A seismic shift in the reading habits of Pakistani children is likely to transpire after the publication this year of the first Pakistani children’s novel in English: Tik-Tik, The Master of Time by Musharraf Ali Farooqi. The novel tells the story of, Tik-Tik who lives on the planet Nopter, where the slowness of growing up troubles him, so he embarks on a cosmic journey of discovery with his best friend, Nib-Nib; his grandpa Kip-Kip; and the inter-galactic travelling cat, Dum-Dum. The Growing-Up-Project takes the four of them to the small blue planet, Earth, where amazing and sometimes hilarious adventures await them. This was the first publication by Kitab, which is poised to bring about a revival in children literature in 2013, with a host of new titles.
Literature from Conflict Zones
Victims of oppressive regimes have employed the literary form, to among other things raise awareness of their plight. Palestine has seen a prolonged period of brutal occupation at the hands of the Israeli military and government much of which has been documented by Palestinian writer and lawyer Raja Shehadeh. His latest book Occupation Diaries is a collection of entries of daily life in the West Bank. Shehadeh is angry about the Israeli occupation of the West Bank, the illegal settlements that dot his beloved Palestinian landscape and the roads that divide the people of this territory. And he is angry about the failure of Israel's allies and donors to prevent the discrimination against Palestinians and Israeli Arabs that he encounters in his life as an activist and a lawyer. Occupation Diaries spans a two-year period, from December 2009 to December 2011. It touches on major events that will be familiar to most readers of The Electronic Intifada, such as the uprising in Yemen.

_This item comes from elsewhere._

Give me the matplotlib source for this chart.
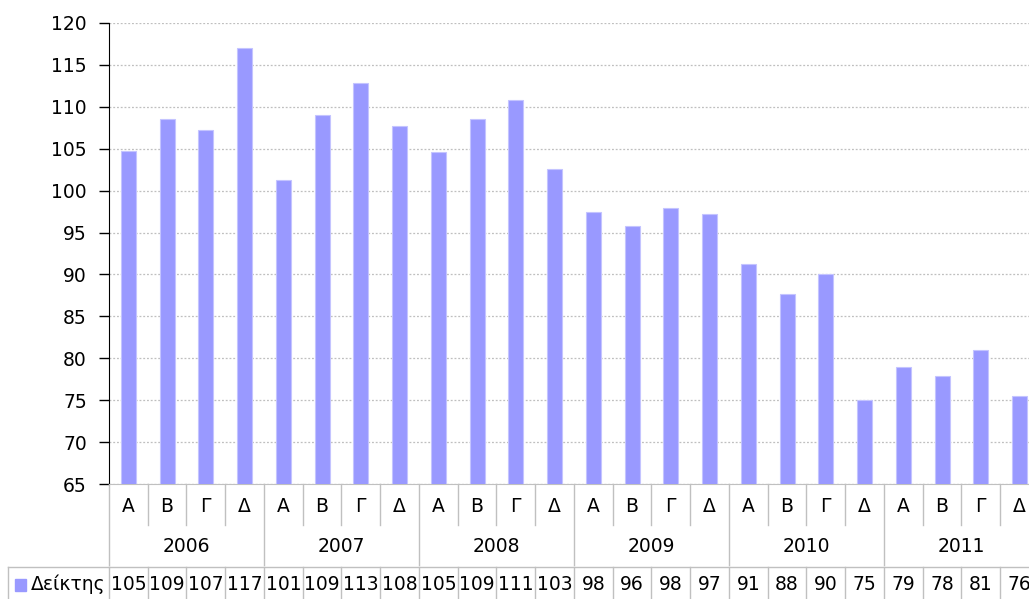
import matplotlib
matplotlib.use("Agg")
import matplotlib.pyplot as plt
from matplotlib.lines import Line2D

# quarterly index values, 2006-2011
quarters = ["Α", "Β", "Γ", "Δ"]
years = ["2006", "2007", "2008", "2009", "2010", "2011"]
values = [104.7, 108.6, 107.2, 117.0,
          101.3, 109.0, 112.8, 107.7,
          104.6, 108.6, 110.8, 102.6,
          97.5, 95.8, 97.9, 97.2,
          91.2, 87.7, 90.0, 75.0,
          79.0, 77.9, 81.0, 75.5]
series_name = "Δείκτης"

BAR = "#9999FF"
LINE = "#C0C0C0"
FS = 13.5

W, H = 1029, 599
fig = plt.figure(figsize=(W / 100, H / 100), dpi=100)
# plot area runs a little past the right edge of the canvas
ax = fig.add_axes([109 / W, (H - 484) / H, (1039 - 109) / W, 461 / H])

n = len(values)
x = list(range(n))
ax.bar(x, values, width=0.39, color=BAR, edgecolor="#C4C4FF", linewidth=0.8, zorder=3)

ax.set_xlim(-0.5, n - 0.5)
ax.set_ylim(65, 120)
ax.set_yticks(range(65, 121, 5))
ax.tick_params(axis="y", labelsize=FS, length=7, width=1, color="#000000", pad=9)
ax.set_xticks([])
ax.grid(axis="y", color="#BFBFBF", linestyle=(0, (1.5, 1.5)), linewidth=0.9, zorder=0)
for s in ["top", "right"]:
    ax.spines[s].set_visible(False)
ax.spines["left"].set_color("#000000")
ax.spines["bottom"].set_color(LINE)

# rows below the axis, in axes-fraction units
px = 1 / 461
tr = ax.get_xaxis_transform()
y_q = -41 * px      # end of quarter row
y_y = -81 * px      # end of year row
y_d = -83 * px      # top of data row
y_end = -130 * px

def vline(xp, y0, y1):
    ax.add_line(Line2D([xp, xp], [y0, y1], transform=tr, color=LINE,
                       linewidth=1, clip_on=False))

for i in range(n + 1):
    b = i - 0.5
    if i % 4 == 0:
        vline(b, 0, y_y)
    else:
        vline(b, 0, y_q)
    vline(b, y_d, y_end)

ax.add_line(Line2D([-0.5, n - 0.5], [y_d, y_d], transform=tr, color=LINE,
                   linewidth=1, clip_on=False))

for i, v in enumerate(values):
    ax.text(i, -23 * px, quarters[i % 4], transform=tr, ha="center", va="center",
            fontsize=FS)
    ax.text(i, -101 * px, f"{v:.0f}", transform=tr, ha="center", va="center",
            fontsize=FS)
for j, yr in enumerate(years):
    ax.text(j * 4 + 1.5, -63 * px, yr, transform=tr, ha="center", va="center",
            fontsize=FS)

# legend cell of the data table
fig.add_artist(Line2D([8 / W, 109 / W], [(H - 567) / H] * 2, color=LINE, linewidth=1))
fig.add_artist(Line2D([8 / W, 8 / W], [(H - 567) / H, 0], color=LINE, linewidth=1))
fig.patches.append(plt.Rectangle((15 / W, (H - 591) / H), 11 / W, 12 / H,
                                 transform=fig.transFigure, color=BAR, figure=fig))
fig.text(31 / W, (H - 584) / H, series_name, ha="left", va="center", fontsize=FS)

fig.savefig("out.png", dpi=100)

The revolution in Egypt is the cornerstone of the continuing Arab Spring. Critically acclaimed novelist Ahdaf Souief camped out in Tahrir Square with thousands of other Egyptians at the height of the protests. Cairo: My City, Our Revolution, is an account of the revolution, the people who brought it about and the city she loves Souief the book “not a record of an event that's over. It's an attempt to welcome you into... an event we're still living."